Problem description: Copy each line in the data that includes the word "chart".

Data shown:
◆ ◆ ◆ ◆ ◆ ◆ ◆

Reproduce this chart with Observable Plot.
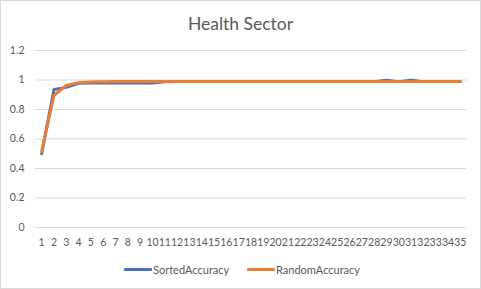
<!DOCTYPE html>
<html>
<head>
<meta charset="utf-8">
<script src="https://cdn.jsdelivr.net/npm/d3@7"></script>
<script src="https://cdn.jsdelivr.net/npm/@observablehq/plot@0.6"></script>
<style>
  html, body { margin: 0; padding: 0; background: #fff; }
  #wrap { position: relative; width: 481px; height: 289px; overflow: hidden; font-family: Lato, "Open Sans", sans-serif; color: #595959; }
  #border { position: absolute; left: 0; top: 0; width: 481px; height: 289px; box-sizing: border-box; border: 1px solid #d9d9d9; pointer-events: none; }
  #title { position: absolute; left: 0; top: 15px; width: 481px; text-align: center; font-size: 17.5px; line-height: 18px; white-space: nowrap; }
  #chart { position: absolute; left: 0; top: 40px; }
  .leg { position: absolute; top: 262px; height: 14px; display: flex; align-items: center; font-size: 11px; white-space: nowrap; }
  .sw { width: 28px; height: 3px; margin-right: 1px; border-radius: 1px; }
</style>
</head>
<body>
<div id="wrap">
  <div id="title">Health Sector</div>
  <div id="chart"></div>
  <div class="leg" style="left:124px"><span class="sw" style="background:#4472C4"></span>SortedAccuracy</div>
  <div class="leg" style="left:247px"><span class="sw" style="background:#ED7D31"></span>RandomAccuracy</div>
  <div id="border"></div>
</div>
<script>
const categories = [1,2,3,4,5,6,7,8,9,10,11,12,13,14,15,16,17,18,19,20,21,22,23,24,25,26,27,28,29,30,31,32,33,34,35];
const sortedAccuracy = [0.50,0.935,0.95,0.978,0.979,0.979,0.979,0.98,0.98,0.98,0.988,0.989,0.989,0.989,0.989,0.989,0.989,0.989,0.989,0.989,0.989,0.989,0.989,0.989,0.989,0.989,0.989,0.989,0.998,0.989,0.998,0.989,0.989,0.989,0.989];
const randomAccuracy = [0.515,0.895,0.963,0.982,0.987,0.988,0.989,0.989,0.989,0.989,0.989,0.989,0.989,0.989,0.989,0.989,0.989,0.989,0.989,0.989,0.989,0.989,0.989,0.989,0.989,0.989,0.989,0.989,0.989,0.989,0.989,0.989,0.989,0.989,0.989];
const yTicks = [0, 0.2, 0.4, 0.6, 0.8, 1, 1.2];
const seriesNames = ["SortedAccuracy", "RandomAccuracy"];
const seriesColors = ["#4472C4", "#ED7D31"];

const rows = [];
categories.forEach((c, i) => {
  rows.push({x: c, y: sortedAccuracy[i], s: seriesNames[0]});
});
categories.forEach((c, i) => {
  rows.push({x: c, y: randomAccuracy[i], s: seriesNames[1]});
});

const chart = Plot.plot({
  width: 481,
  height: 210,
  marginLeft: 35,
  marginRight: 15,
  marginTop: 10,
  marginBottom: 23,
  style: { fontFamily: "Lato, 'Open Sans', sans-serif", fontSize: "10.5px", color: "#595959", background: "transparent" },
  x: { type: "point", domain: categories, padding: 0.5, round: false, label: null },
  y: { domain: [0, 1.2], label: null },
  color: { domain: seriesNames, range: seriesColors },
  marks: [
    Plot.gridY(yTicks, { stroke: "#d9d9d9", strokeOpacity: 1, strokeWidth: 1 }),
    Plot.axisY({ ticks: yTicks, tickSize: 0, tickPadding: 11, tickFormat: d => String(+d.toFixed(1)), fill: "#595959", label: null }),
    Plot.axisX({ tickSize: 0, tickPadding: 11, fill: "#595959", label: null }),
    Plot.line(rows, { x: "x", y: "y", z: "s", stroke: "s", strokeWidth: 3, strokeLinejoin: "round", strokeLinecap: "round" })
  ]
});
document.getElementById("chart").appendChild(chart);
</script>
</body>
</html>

◆ ◆ ◆ ◆ ◆ ◆ ◆

Problem solution:
Reproduce this chart with Observable Plot.
  #chart { position: absolute; left: 0; top: 40px; }
  <div id="chart"></div>
const chart = Plot.plot({
document.getElementById("chart").appendChild(chart);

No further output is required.